En l’absence de cette écoute, de cette pratique culturelle, les programmes des partis se lisent comme des résumés des catalogues de revendications des associations, collectifs et autres institutionnels un tant soit peu structurés. Le consensus est général entre eux, voulant promouvoir l’accès démocratique à la culture et l’export, améliorer la protection sociale des artistes et encourager l’investissement privé. Tous les partis, de gauche à droite, font de la protection du patrimoine une de leurs priorités (alors que le dernier projet de réforme, prêt à être adopté au Parlement, a été abandonné par le CSV) et soutiennent la construction rapide de nouvelles Archives ainsi que l’archivage électronique.

Alors les différences se cachent dans le détail : le DP veut introduire la réforme administrative pour les demandeurs d’aides étatiques, créer davantage d’ateliers et de salles de répétitions, lancer des incitations fiscales pour les mécènes ou déménager le ministère à la Villa Louvigny. Les Verts plaident pour la transparence à tous les niveaux, aussi bien en ce qui concerne l’attribution des subventions que le recrutement, et demandent une meilleure prise en compte des jeux vidéos sur le plan du financement. À gauche, le LSAP et Déi Lénk s’engagent pour la rénovation du Musée de la Résistance. Déi Lénk promettent de lancer une télévision publique et veulent mieux soutenir les collectifs libres d’artistes. Le Parti Pirate prône un mélange bizarre entre un accès gratuit pour tous à la culture électronique et un protectionnisme national, voire local, des productions culturelles. Les socialistes promettent un état des lieux et une stratégie de développement pluriannuel, mise au point par des « assises culturelles » et mise en œuvre par un organe nommé LuxCréation, à l’image de LuxInnovation par exemple.

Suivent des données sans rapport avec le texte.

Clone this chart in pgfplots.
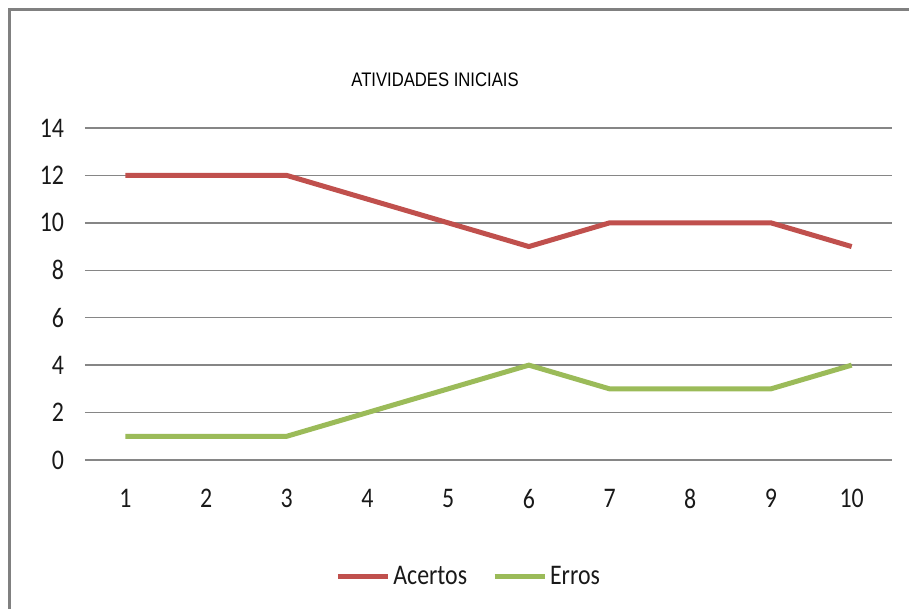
\documentclass[border=0pt]{standalone}
\usepackage{fontspec}
\setmainfont{Carlito}
\newfontfamily\tickfont[FakeStretch=0.84]{Carlito}
\newfontfamily\titlefont[FakeStretch=0.85]{Liberation Sans}
\usepackage{pgfplots}
\pgfplotsset{compat=1.18}

\definecolor{acertos}{RGB}{192,80,77}
\definecolor{erros}{RGB}{155,187,89}
\definecolor{gridgray}{RGB}{134,134,134}
\definecolor{framegray}{RGB}{128,128,128}

\begin{document}
\begin{tikzpicture}
  % page is 909x609 px at 0.5pt per px
  \path[use as bounding box] (0,0) rectangle (454.5pt,304.5pt);
  \draw[framegray, line width=1.5pt] (4.5pt,-2pt) -- (4.5pt,299.5pt) -- (458pt,299.5pt);
  \node[font=\titlefont\fontsize{9.8}{11}\selectfont, text=black] at (217.5pt,264.5pt) {ATIVIDADES INICIAIS};

  \begin{axis}[
    at={(42.5pt,74.5pt)},
    anchor=south west,
    scale only axis,
    width=403.5pt,
    height=166pt,
    xmin=0.5, xmax=10.5,
    ymin=0, ymax=14,
    xtick={1,...,10},
    ytick={0,2,...,14},
    ymajorgrids,
    grid style={gridgray, line width=0.75pt},
    axis line style={draw=none},
    tick style={draw=none},
    /pgf/number format/assume math mode=true,
    ticklabel style={font=\tickfont\fontsize{14.2}{15}\selectfont, text=black!90},
    yticklabel style={xshift=-7pt},
    xticklabel style={yshift=-11pt},
    legend columns=2,
    legend style={
      at={(0.476,-0.352)}, anchor=center, draw=none, fill=none,
      font=\tickfont\fontsize{14.2}{15}\selectfont, text=black!90,
      /tikz/every even column/.append style={column sep=11pt},
      nodes={inner sep=1.5pt}
    },
    legend image code/.code={\draw[#1] (0pt,0pt) -- (25pt,0pt);},
  ]
    \addplot[acertos, line width=2.5pt] coordinates {
      (1,12) (2,12) (3,12) (4,11) (5,10) (6,9) (7,10) (8,10) (9,10) (10,9)
    };
    \addplot[erros, line width=2.5pt] coordinates {
      (1,1) (2,1) (3,1) (4,2) (5,3) (6,4) (7,3) (8,3) (9,3) (10,4)
    };
    \legend{Acertos, Erros}
  \end{axis}
\end{tikzpicture}
\end{document}
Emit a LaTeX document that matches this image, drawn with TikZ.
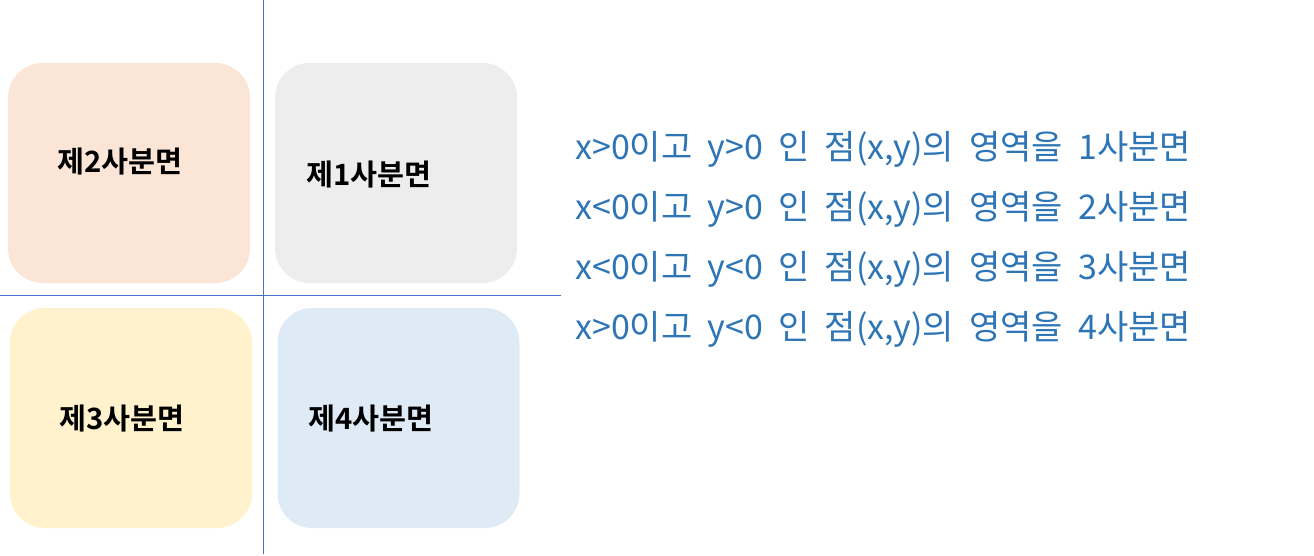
\documentclass[tikz,border=0pt]{standalone}
\usepackage{fontspec}
\usetikzlibrary{positioning}
\newfontfamily\kofont[WordSpace=2.0]{Noto Sans CJK KR}
\newfontfamily\kobold{Noto Sans CJK KR Bold}
\definecolor{axisblue}{HTML}{4472C4}
\definecolor{textblue}{HTML}{2E75B6}
\definecolor{qone}{HTML}{EDEDED}
\definecolor{qtwo}{HTML}{FBE5D6}
\definecolor{qthree}{HTML}{FFF2CC}
\definecolor{qfour}{HTML}{DEEBF7}
\tikzset{
  quadbox/.style={rounded corners=26pt, minimum width=181.5pt, minimum height=165pt, inner sep=0pt},
  quadname/.style={font=\kobold\fontsize{22}{26}\selectfont, inner sep=0pt},
  ruleline/.style={text=textblue, font=\kofont\fontsize{25.5}{30}\selectfont, anchor=west, inner sep=0pt}
}

\begin{document}
\begin{tikzpicture}[x=0.75pt, y=-0.75pt]
    \useasboundingbox (0,0) rectangle (1314,556);

    % axes
    \coordinate (ytop) at (263,0);
    \coordinate (ybot) at (263,554);
    \coordinate (xleft) at (0,295);
    \coordinate (xright) at (561,295);
    \draw[axisblue, line width=0.75pt] (ytop) -- (ybot);
    \draw[axisblue, line width=0.75pt] (xleft) -- (xright);

    % quadrants
    \node[quadbox, fill=qtwo] (box2) at (129,173) {};
    \node[quadbox, fill=qone] (box1) at (396,173) {};
    \node[quadbox, fill=qthree] (box3) at (131,418) {};
    \node[quadbox, fill=qfour] (box4) at (398.5,418) {};

    \node[quadname] (q2) at (120,162) {제2사분면};
    \node[quadname] (q1) at (369,175) {제1사분면};
    \node[quadname] (q3) at (122,419) {제3사분면};
    \node[quadname] (q4) at (371,419) {제4사분면};

    % rules
    \node[ruleline] (r1) at (575,149) {x>0이고 y>0 인 점(x,y)의 영역을 1사분면};
    \node[ruleline] (r2) at (575,209) {x<0이고 y>0 인 점(x,y)의 영역을 2사분면};
    \node[ruleline] (r3) at (575,269) {x<0이고 y<0 인 점(x,y)의 영역을 3사분면};
    \node[ruleline] (r4) at (575,329) {x>0이고 y<0 인 점(x,y)의 영역을 4사분면};

\end{tikzpicture}
\end{document}
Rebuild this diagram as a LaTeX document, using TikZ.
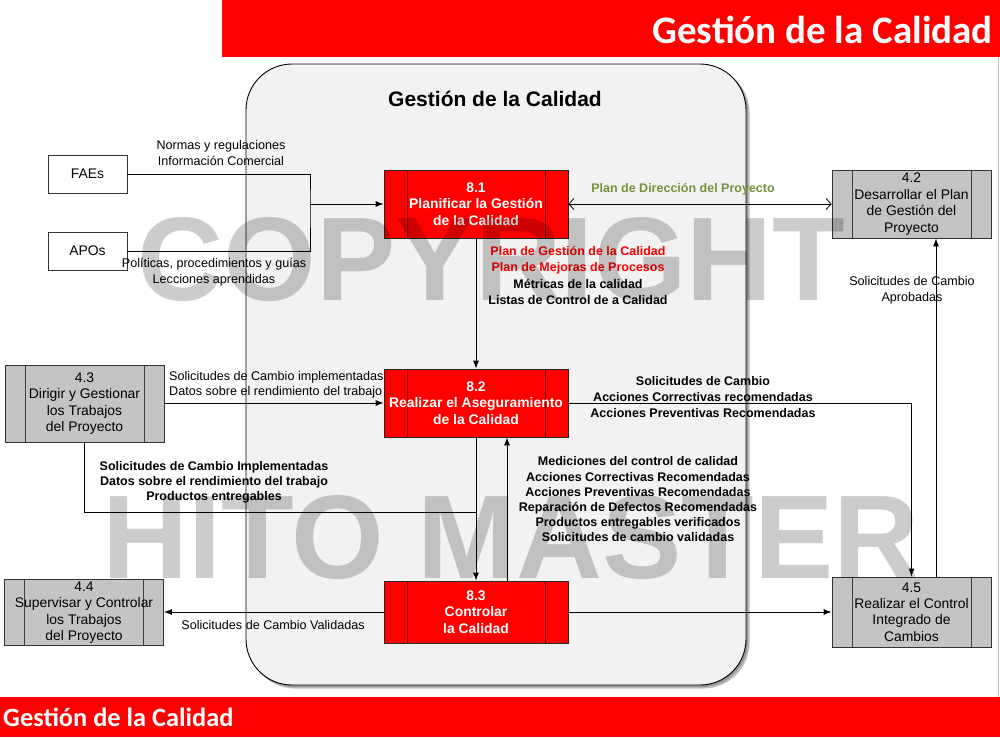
\documentclass[tikz,border=0pt]{standalone}
\usepackage{fontspec}
\setmainfont{Liberation Sans}
\newfontfamily\hdrfont{Carlito}
\usetikzlibrary{arrows.meta}
\definecolor{boxgray}{RGB}{196,196,196}
\definecolor{bggray}{RGB}{242,242,242}
\definecolor{olivegreen}{RGB}{118,146,60}
\definecolor{darkred}{RGB}{110,0,0}
\tikzset{
  redproc/.style={draw=black!85, fill=red, minimum width=184pt, minimum height=68pt, inner sep=0pt,
    align=center, text=white, font=\bfseries\fontsize{13.9}{16.5}\selectfont, line width=0.8pt,
    path picture={\draw[darkred, line width=0.9pt]
      ([xshift=23pt]path picture bounding box.north west) -- ([xshift=23pt]path picture bounding box.south west)
      ([xshift=-23pt]path picture bounding box.north east) -- ([xshift=-23pt]path picture bounding box.south east);}},
  grayproc/.style={draw=black!80, fill=boxgray, minimum width=159pt, inner sep=0pt,
    align=center, font=\fontsize{13.9}{16.4}\selectfont, line width=0.8pt,
    path picture={\draw[black!75, line width=0.8pt]
      ([xshift=20pt]path picture bounding box.north west) -- ([xshift=20pt]path picture bounding box.south west)
      ([xshift=-20pt]path picture bounding box.north east) -- ([xshift=-20pt]path picture bounding box.south east);}},
  extbox/.style={draw=black!80, fill=white, minimum width=79pt, minimum height=38pt, inner sep=0pt,
    font=\fontsize{13.9}{16}\selectfont, line width=0.8pt},
  lbl/.style={font=\fontsize{12.6}{16}\selectfont, align=center, inner sep=0pt},
  blbl/.style={font=\bfseries\fontsize{12.5}{15.2}\selectfont, align=center, inner sep=0pt},
  conn/.style={line width=0.8pt, draw=black},
  flow/.style={conn, -{Latex[length=8pt,width=6pt]}},
  wmark/.style={font=\bfseries\fontsize{119}{119}\selectfont, text=black, text opacity=0.2, inner sep=0pt},
}
\begin{document}
\begin{tikzpicture}[x=1pt,y=-1pt]
\useasboundingbox (0,0) rectangle (1000,737);
\fill[white] (0,0) rectangle (1000,737);
% header and footer bars
\fill[red] (222,0) rectangle (1000,57);
\fill[red] (0,697) rectangle (1000,737);
\draw[black!25, line width=0.8pt] (998.5,57) -- (998.5,697);
\node[font=\hdrfont\bfseries\fontsize{39}{40}\selectfont, text=white, anchor=base east, inner sep=0pt] (hdr) at (993,43) {Gestión de la Calidad};
\node[font=\hdrfont\bfseries\fontsize{26.4}{28}\selectfont, text=white, anchor=base west, inner sep=0pt] (ftr) at (3,726) {Gestión de la Calidad};
% big rounded container with shadow
\fill[black, opacity=0.25, rounded corners=46pt] (249,67) rectangle (749.5,688.5);
\fill[black, opacity=0.2, rounded corners=46pt] (247.5,65.5) rectangle (748,687);
\draw[line width=0.9pt, fill=bggray, rounded corners=46pt] (246,64) rectangle (746,685);
\node[font=\bfseries\fontsize{21}{24}\selectfont, inner sep=0pt] (title) at (495,99) {Gestión de la Calidad};
% external boxes
\node[extbox] (faes) at (87.5,174) {FAEs};
\node[extbox] (apos) at (87.5,251) {APOs};
% process boxes
\node[redproc] (p81) at (476,204) {8.1\\Planificar la Gestión\\de la Calidad};
\node[redproc] (p82) at (476,403) {8.2\\Realizar el Aseguramiento\\de la Calidad};
\node[redproc, minimum height=62pt] (p83) at (476,612) {8.3\\Controlar\\la Calidad};
\node[grayproc, minimum height=68pt] (p42) at (911.5,204) {4.2\\Desarrollar el Plan\\de Gestión del\\Proyecto};
\node[grayproc, minimum height=77pt] (p43) at (84.5,403.5) {4.3\\Dirigir y Gestionar\\los Trabajos\\del Proyecto};
\node[grayproc, minimum height=66pt] (p44) at (84,612.5) {4.4\\Supervisar y Controlar\\los Trabajos\\del Proyecto};
\node[grayproc, minimum height=70pt] (p45) at (911.5,612) {4.5\\Realizar el Control\\Integrado de\\Cambios};
% connectors
\coordinate (j1) at (310,204);
\coordinate (j2) at (476,512);
\draw[conn] (faes.east) -| (j1) |- (apos.east);
\draw[flow] (j1) -- (p81.west);
\draw[conn, {Straight Barb[length=5pt,width=11pt]}-{Straight Barb[length=5pt,width=11pt]}] (p81.east) -- (p42.west);
\draw[flow] (p81.south) -- (p82.north);
\draw[flow] (p43.east |- p82.west) -- (p82.west);
\draw[conn] (p43.south) |- (j2);
\draw[flow] (p82.south) -- (p83.north);
\draw[flow] ([xshift=31pt]p83.north) -- ([xshift=31pt]p82.south);
\draw[flow] (p82.east) -| (p45.north);
\draw[flow] ([xshift=24.5pt]p45.north) -- ([xshift=24.5pt]p42.south);
\draw[flow] (p83.west) -- (p44.east |- p83.west);
\draw[flow] (p83.east) -- (p45.west |- p83.east);
% labels
\node[lbl] (l1) at (221,153) {Normas y regulaciones\\Información Comercial};
\node[lbl] (l2) at (214,272) {Políticas, procedimientos y guías\\Lecciones aprendidas};
\node[blbl, text=olivegreen] (l3) at (683,189) {Plan de Dirección del Proyecto};
\node[blbl, font=\bfseries\fontsize{12.5}{16.3}\selectfont] (l4) at (578,275.5) {\textcolor{red}{Plan de Gestión de la Calidad}\\\textcolor{red}{Plan de Mejoras de Procesos}\\Métricas de la calidad\\Listas de Control de a Calidad};
\node[lbl] (l5) at (912,290) {Solicitudes de Cambio\\Aprobadas};
\node[lbl, align=left, anchor=west, font=\fontsize{12.6}{15.5}\selectfont] (l6) at (169,384.5) {Solicitudes de Cambio implementadas\\Datos sobre el rendimiento del trabajo};
\node[blbl] (l7) at (214,482) {Solicitudes de Cambio Implementadas\\Datos sobre el rendimiento del trabajo\\Productos entregables};
\node[blbl, font=\bfseries\fontsize{12.5}{16}\selectfont] (l8) at (703,397) {Solicitudes de Cambio\\Acciones Correctivas recomendadas\\Acciones Preventivas Recomendadas};
\node[blbl] (l9) at (638,499.5) {Mediciones del control de calidad\\Acciones Correctivas Recomendadas\\Acciones Preventivas Recomendadas\\Reparación de Defectos Recomendadas\\Productos entregables verificados\\Solicitudes de cambio validadas};
\node[lbl] (l10) at (273,625) {Solicitudes de Cambio Validadas};
% watermark
\node[wmark, anchor=base] (wm1) at (491.5,300) {COPYRIGHT};
\node[wmark, anchor=base] (wm2) at (511,578) {HITO MASTER};
\end{tikzpicture}
\end{document}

Donc, en résumé, quasiment tous sont pour une augmentation d’organes de planification, de structures de gestion et de papiers d’intention. Or, Excel a tué la culture. Depuis le rapport dévastateur de la Cour des comptes sur la politique d’attribution des subsides par le ministère de la Culture, il y a cinq ou six ans, ses répliques ravagent toujours tout le secteur culturel : désormais, un parfait petit comptable gris, qui est juste le champion des dossiers de demande, a plus de chances de voir son projet d’une nième adaptation de My Fair Lady aboutir qu’un artiste qui ne maîtrise pas le sociolecte du dernier programme européen de soutien à la mobilité. Le Luxembourg a, ce n’est pas nouveau, plus de fonctionnaires de la culture assez bien payés et en CDI que d’artistes libres et indépendants, qui, on rêve, seraient en plus un tant soit peu contestataires – ou du moins critiques des pouvoirs et idéologies ambiants. En l’absence d’une politique ambitieuse et d’un marché privé qui puisse faire le contre-poids, les Andy Bausch du Luxembourg doivent aussi, parfois, tourner des clips promotionnels pour la police.